[Start of INFORMATION SUPPLIED]

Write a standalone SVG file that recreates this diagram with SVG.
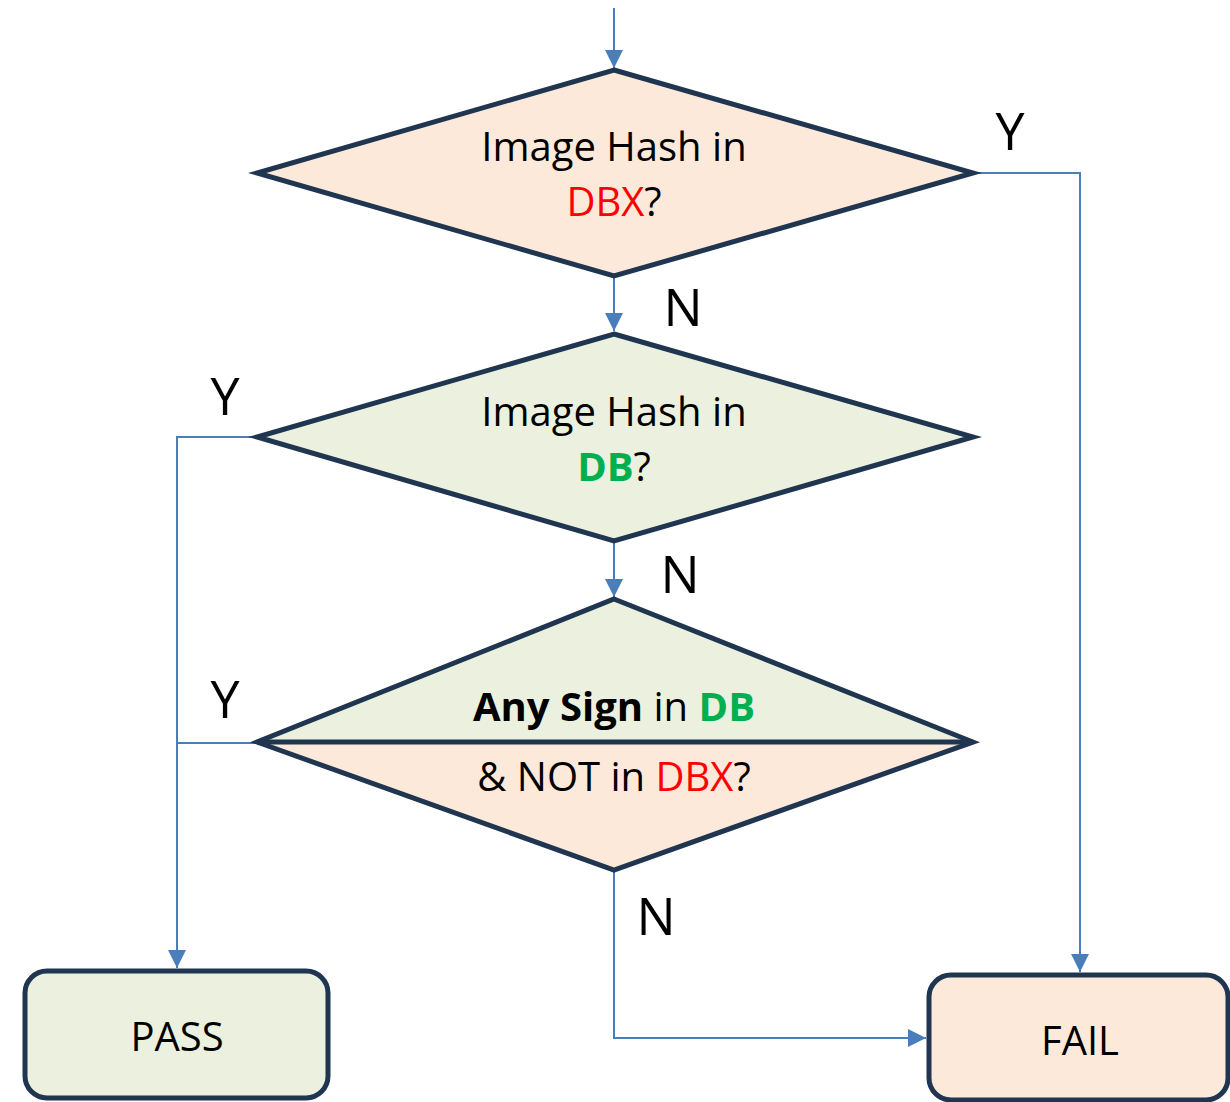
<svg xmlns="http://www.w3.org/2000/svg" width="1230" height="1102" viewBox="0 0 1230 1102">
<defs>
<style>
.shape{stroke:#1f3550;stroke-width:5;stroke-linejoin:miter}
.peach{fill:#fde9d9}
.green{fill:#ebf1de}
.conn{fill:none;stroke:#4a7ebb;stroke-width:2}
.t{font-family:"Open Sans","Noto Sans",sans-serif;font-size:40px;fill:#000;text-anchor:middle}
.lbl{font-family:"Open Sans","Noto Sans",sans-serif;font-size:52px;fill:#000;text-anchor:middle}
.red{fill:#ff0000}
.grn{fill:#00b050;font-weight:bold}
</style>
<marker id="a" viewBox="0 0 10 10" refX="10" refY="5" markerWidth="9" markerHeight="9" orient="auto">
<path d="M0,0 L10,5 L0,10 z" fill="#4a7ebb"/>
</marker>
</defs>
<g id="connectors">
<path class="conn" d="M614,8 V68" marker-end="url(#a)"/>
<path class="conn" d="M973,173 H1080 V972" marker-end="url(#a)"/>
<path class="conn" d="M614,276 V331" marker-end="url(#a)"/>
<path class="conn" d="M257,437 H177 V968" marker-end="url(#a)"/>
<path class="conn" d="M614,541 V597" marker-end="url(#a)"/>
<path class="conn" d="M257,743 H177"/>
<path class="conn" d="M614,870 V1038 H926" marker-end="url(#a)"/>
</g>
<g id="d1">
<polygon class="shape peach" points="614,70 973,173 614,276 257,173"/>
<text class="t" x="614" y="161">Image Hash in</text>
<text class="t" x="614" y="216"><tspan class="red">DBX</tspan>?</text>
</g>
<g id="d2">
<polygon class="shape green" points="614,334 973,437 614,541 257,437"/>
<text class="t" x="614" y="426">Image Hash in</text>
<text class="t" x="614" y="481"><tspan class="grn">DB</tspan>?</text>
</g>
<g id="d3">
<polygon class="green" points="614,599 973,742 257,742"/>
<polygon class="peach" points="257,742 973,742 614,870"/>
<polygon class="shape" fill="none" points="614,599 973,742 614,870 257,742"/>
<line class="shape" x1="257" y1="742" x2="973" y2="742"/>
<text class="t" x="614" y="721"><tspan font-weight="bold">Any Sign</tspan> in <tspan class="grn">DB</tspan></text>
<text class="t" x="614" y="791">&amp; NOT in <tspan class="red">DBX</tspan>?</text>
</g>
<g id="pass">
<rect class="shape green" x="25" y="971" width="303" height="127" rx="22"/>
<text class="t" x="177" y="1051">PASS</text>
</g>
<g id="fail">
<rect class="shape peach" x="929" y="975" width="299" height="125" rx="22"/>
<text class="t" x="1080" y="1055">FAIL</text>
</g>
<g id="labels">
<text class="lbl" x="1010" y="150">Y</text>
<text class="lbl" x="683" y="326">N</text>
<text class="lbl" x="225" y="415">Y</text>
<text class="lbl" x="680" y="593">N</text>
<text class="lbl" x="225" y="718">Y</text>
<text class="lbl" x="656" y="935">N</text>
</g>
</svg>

[End of INFORMATION SUPPLIED]

- WORK TO DO -
Copy out all of the material exactly as written, without its pictures.

- RIGHT ANSWER -
Write a standalone SVG file that recreates this diagram with SVG.
<svg xmlns="http://www.w3.org/2000/svg" width="1230" height="1102" viewBox="0 0 1230 1102">
<defs>
<style>
.shape{stroke:#1f3550;stroke-width:5;stroke-linejoin:miter}
.peach{fill:#fde9d9}
.green{fill:#ebf1de}
.conn{fill:none;stroke:#4a7ebb;stroke-width:2}
.t{font-family:"Open Sans","Noto Sans",sans-serif;font-size:40px;fill:#000;text-anchor:middle}
.lbl{font-family:"Open Sans","Noto Sans",sans-serif;font-size:52px;fill:#000;text-anchor:middle}
.red{fill:#ff0000}
.grn{fill:#00b050;font-weight:bold}
</style>
<marker id="a" viewBox="0 0 10 10" refX="10" refY="5" markerWidth="9" markerHeight="9" orient="auto">
<path d="M0,0 L10,5 L0,10 z" fill="#4a7ebb"/>
</marker>
</defs>
<g id="connectors">
<path class="conn" d="M614,8 V68" marker-end="url(#a)"/>
<path class="conn" d="M973,173 H1080 V972" marker-end="url(#a)"/>
<path class="conn" d="M614,276 V331" marker-end="url(#a)"/>
<path class="conn" d="M257,437 H177 V968" marker-end="url(#a)"/>
<path class="conn" d="M614,541 V597" marker-end="url(#a)"/>
<path class="conn" d="M257,743 H177"/>
<path class="conn" d="M614,870 V1038 H926" marker-end="url(#a)"/>
</g>
<g id="d1">
<polygon class="shape peach" points="614,70 973,173 614,276 257,173"/>
<text class="t" x="614" y="161">Image Hash in</text>
<text class="t" x="614" y="216"><tspan class="red">DBX</tspan>?</text>
</g>
<g id="d2">
<polygon class="shape green" points="614,334 973,437 614,541 257,437"/>
<text class="t" x="614" y="426">Image Hash in</text>
<text class="t" x="614" y="481"><tspan class="grn">DB</tspan>?</text>
</g>
<g id="d3">
<polygon class="green" points="614,599 973,742 257,742"/>
<polygon class="peach" points="257,742 973,742 614,870"/>
<polygon class="shape" fill="none" points="614,599 973,742 614,870 257,742"/>
<line class="shape" x1="257" y1="742" x2="973" y2="742"/>
<text class="t" x="614" y="721"><tspan font-weight="bold">Any Sign</tspan> in <tspan class="grn">DB</tspan></text>
<text class="t" x="614" y="791">&amp; NOT in <tspan class="red">DBX</tspan>?</text>
</g>
<g id="pass">
<rect class="shape green" x="25" y="971" width="303" height="127" rx="22"/>
<text class="t" x="177" y="1051">PASS</text>
</g>
<g id="fail">
<rect class="shape peach" x="929" y="975" width="299" height="125" rx="22"/>
<text class="t" x="1080" y="1055">FAIL</text>
</g>
<g id="labels">
<text class="lbl" x="1010" y="150">Y</text>
<text class="lbl" x="683" y="326">N</text>
<text class="lbl" x="225" y="415">Y</text>
<text class="lbl" x="680" y="593">N</text>
<text class="lbl" x="225" y="718">Y</text>
<text class="lbl" x="656" y="935">N</text>
</g>
</svg>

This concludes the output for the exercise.